__Problem__: Give every line of the data again, unchanged, but with no pictures.

## begin Raw data

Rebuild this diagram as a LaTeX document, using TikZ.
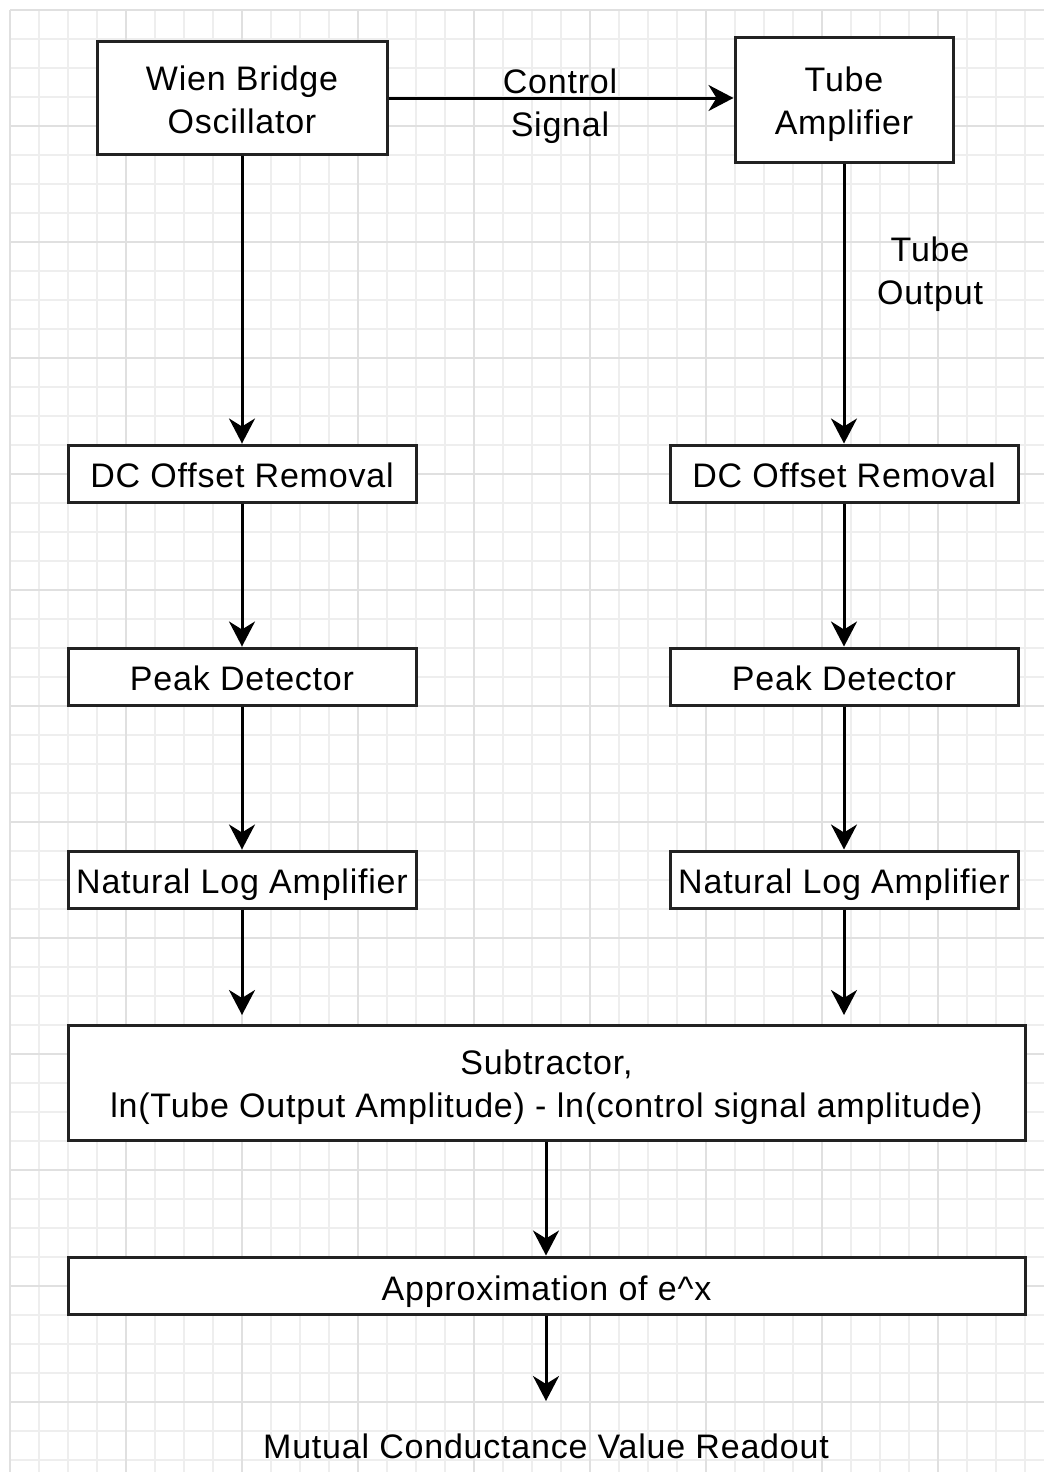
\documentclass[tikz,border=0pt]{standalone}
\usepackage{fontspec}
\setmainfont[LetterSpace=2.3]{Liberation Sans}
\usetikzlibrary{arrows.meta}
\definecolor{gridminor}{HTML}{EEEEEE}
\definecolor{gridmajor}{HTML}{E0E0E0}
\definecolor{boxline}{HTML}{222222}
\newcommand{\boxtxt}[2][0pt]{\raisebox{-#1}[\height][\depth]{\begin{tabular}{@{}c@{}}#2\end{tabular}}}
\tikzset{
  blk/.style={draw=boxline, line width=3pt, fill=white, rectangle, inner sep=0pt,
    font=\fontsize{34}{43}\selectfont},
  lbl/.style={inner sep=0pt, font=\fontsize{34}{43}\selectfont},
  conn/.style={draw=black, line width=3pt, -{Stealth[length=25pt,width=26pt,inset=8pt]}},
}
\begin{document}
\begin{tikzpicture}[x=1pt,y=-1pt]
\useasboundingbox (0,0) rectangle (1044,1472);
\fill[white] (0,0) rectangle (1044,1472);
% grid
\foreach \i in {0,...,35} {
  \pgfmathsetmacro{\xx}{10+29*\i}
  \draw[gridminor, line width=1.3pt] (\xx,10) -- (\xx,1472);
}
\foreach \i in {0,...,50} {
  \pgfmathsetmacro{\yy}{10+29*\i}
  \draw[gridminor, line width=1.3pt] (10,\yy) -- (1044,\yy);
}
\foreach \i in {0,...,8} {
  \pgfmathsetmacro{\xx}{10+116*\i}
  \draw[gridmajor, line width=1.5pt] (\xx,10) -- (\xx,1472);
}
\foreach \i in {0,...,12} {
  \pgfmathsetmacro{\yy}{10+116*\i}
  \draw[gridmajor, line width=1.5pt] (10,\yy) -- (1044,\yy);
}
% blocks
\node[blk, minimum width=290pt, minimum height=112pt] (wien) at (242,98) {\boxtxt[5.5pt]{Wien Bridge\\Oscillator}};
\node[blk, minimum width=218pt, minimum height=124pt] (tube) at (844,100) {\boxtxt[4pt]{Tube\\Amplifier}};
\node[blk, minimum width=348pt, minimum height=57pt] (dcl) at (242,473.5) {\boxtxt[5pt]{DC Offset Removal}};
\node[blk, minimum width=348pt, minimum height=57pt] (dcr) at (844,473.5) {\boxtxt[5pt]{DC Offset Removal}};
\node[blk, minimum width=348pt, minimum height=57pt] (pkl) at (242,676.5) {\boxtxt[5pt]{Peak Detector}};
\node[blk, minimum width=348pt, minimum height=57pt] (pkr) at (844,676.5) {\boxtxt[5pt]{Peak Detector}};
\node[blk, minimum width=348pt, minimum height=57pt] (nll) at (242,879.5) {\boxtxt[5pt]{Natural Log Amplifier}};
\node[blk, minimum width=348pt, minimum height=57pt] (nlr) at (844,879.5) {\boxtxt[5pt]{Natural Log Amplifier}};
\node[blk, minimum width=957pt, minimum height=115pt] (sub) at (546.5,1082.5) {\boxtxt[4.5pt]{Subtractor,\\ln(Tube Output Amplitude) - ln(control signal amplitude)}};
\node[blk, minimum width=957pt, minimum height=57pt] (app) at (546.5,1285.5) {\boxtxt[6.5pt]{Approximation of e\textasciicircum x}};
\node[lbl] (out) at (546,1446) {Mutual Conductance Value Readout};
% labels
\node[lbl] (ctl) at (560,103) {\boxtxt[3pt]{Control\\Signal}};
\node[lbl] (tol) at (930,271) {\boxtxt[3.5pt]{Tube\\Output}};
% free ends
\coordinate (sl) at (242,1015);
\coordinate (sr) at (844,1015);
\coordinate (ro) at (546,1401);
% connectors
\draw[conn] (wien.east) -- (wien.east -| tube.west);
\draw[conn] (wien.south) -- (dcl.north);
\draw[conn] (tube.south) -- (dcr.north);
\draw[conn] (dcl.south) -- (pkl.north);
\draw[conn] (dcr.south) -- (pkr.north);
\draw[conn] (pkl.south) -- (nll.north);
\draw[conn] (pkr.south) -- (nlr.north);
\draw[conn] (nll.south) -- (sl);
\draw[conn] (nlr.south) -- (sr);
\draw[conn] (sub.south -| ro) -- (app.north -| ro);
\draw[conn] (app.south -| ro) -- (ro);
\end{tikzpicture}
\end{document}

## end Raw data

__Task result__:
Rebuild this diagram as a LaTeX document, using TikZ.
\documentclass[tikz,border=0pt]{standalone}
\usepackage{fontspec}
\setmainfont[LetterSpace=2.3]{Liberation Sans}
\usetikzlibrary{arrows.meta}
\definecolor{gridminor}{HTML}{EEEEEE}
\definecolor{gridmajor}{HTML}{E0E0E0}
\definecolor{boxline}{HTML}{222222}
\newcommand{\boxtxt}[2][0pt]{\raisebox{-#1}[\height][\depth]{\begin{tabular}{@{}c@{}}#2\end{tabular}}}
\tikzset{
  blk/.style={draw=boxline, line width=3pt, fill=white, rectangle, inner sep=0pt,
    font=\fontsize{34}{43}\selectfont},
  lbl/.style={inner sep=0pt, font=\fontsize{34}{43}\selectfont},
  conn/.style={draw=black, line width=3pt, -{Stealth[length=25pt,width=26pt,inset=8pt]}},
}
\begin{document}
\begin{tikzpicture}[x=1pt,y=-1pt]
\useasboundingbox (0,0) rectangle (1044,1472);
\fill[white] (0,0) rectangle (1044,1472);
% grid
\foreach \i in {0,...,35} {
  \pgfmathsetmacro{\xx}{10+29*\i}
  \draw[gridminor, line width=1.3pt] (\xx,10) -- (\xx,1472);
}
\foreach \i in {0,...,50} {
  \pgfmathsetmacro{\yy}{10+29*\i}
  \draw[gridminor, line width=1.3pt] (10,\yy) -- (1044,\yy);
}
\foreach \i in {0,...,8} {
  \pgfmathsetmacro{\xx}{10+116*\i}
  \draw[gridmajor, line width=1.5pt] (\xx,10) -- (\xx,1472);
}
\foreach \i in {0,...,12} {
  \pgfmathsetmacro{\yy}{10+116*\i}
  \draw[gridmajor, line width=1.5pt] (10,\yy) -- (1044,\yy);
}
% blocks
\node[blk, minimum width=290pt, minimum height=112pt] (wien) at (242,98) {\boxtxt[5.5pt]{Wien Bridge\\Oscillator}};
\node[blk, minimum width=218pt, minimum height=124pt] (tube) at (844,100) {\boxtxt[4pt]{Tube\\Amplifier}};
\node[blk, minimum width=348pt, minimum height=57pt] (dcl) at (242,473.5) {\boxtxt[5pt]{DC Offset Removal}};
\node[blk, minimum width=348pt, minimum height=57pt] (dcr) at (844,473.5) {\boxtxt[5pt]{DC Offset Removal}};
\node[blk, minimum width=348pt, minimum height=57pt] (pkl) at (242,676.5) {\boxtxt[5pt]{Peak Detector}};
\node[blk, minimum width=348pt, minimum height=57pt] (pkr) at (844,676.5) {\boxtxt[5pt]{Peak Detector}};
\node[blk, minimum width=348pt, minimum height=57pt] (nll) at (242,879.5) {\boxtxt[5pt]{Natural Log Amplifier}};
\node[blk, minimum width=348pt, minimum height=57pt] (nlr) at (844,879.5) {\boxtxt[5pt]{Natural Log Amplifier}};
\node[blk, minimum width=957pt, minimum height=115pt] (sub) at (546.5,1082.5) {\boxtxt[4.5pt]{Subtractor,\\ln(Tube Output Amplitude) - ln(control signal amplitude)}};
\node[blk, minimum width=957pt, minimum height=57pt] (app) at (546.5,1285.5) {\boxtxt[6.5pt]{Approximation of e\textasciicircum x}};
\node[lbl] (out) at (546,1446) {Mutual Conductance Value Readout};
% labels
\node[lbl] (ctl) at (560,103) {\boxtxt[3pt]{Control\\Signal}};
\node[lbl] (tol) at (930,271) {\boxtxt[3.5pt]{Tube\\Output}};
% free ends
\coordinate (sl) at (242,1015);
\coordinate (sr) at (844,1015);
\coordinate (ro) at (546,1401);
% connectors
\draw[conn] (wien.east) -- (wien.east -| tube.west);
\draw[conn] (wien.south) -- (dcl.north);
\draw[conn] (tube.south) -- (dcr.north);
\draw[conn] (dcl.south) -- (pkl.north);
\draw[conn] (dcr.south) -- (pkr.north);
\draw[conn] (pkl.south) -- (nll.north);
\draw[conn] (pkr.south) -- (nlr.north);
\draw[conn] (nll.south) -- (sl);
\draw[conn] (nlr.south) -- (sr);
\draw[conn] (sub.south -| ro) -- (app.north -| ro);
\draw[conn] (app.south -| ro) -- (ro);
\end{tikzpicture}
\end{document}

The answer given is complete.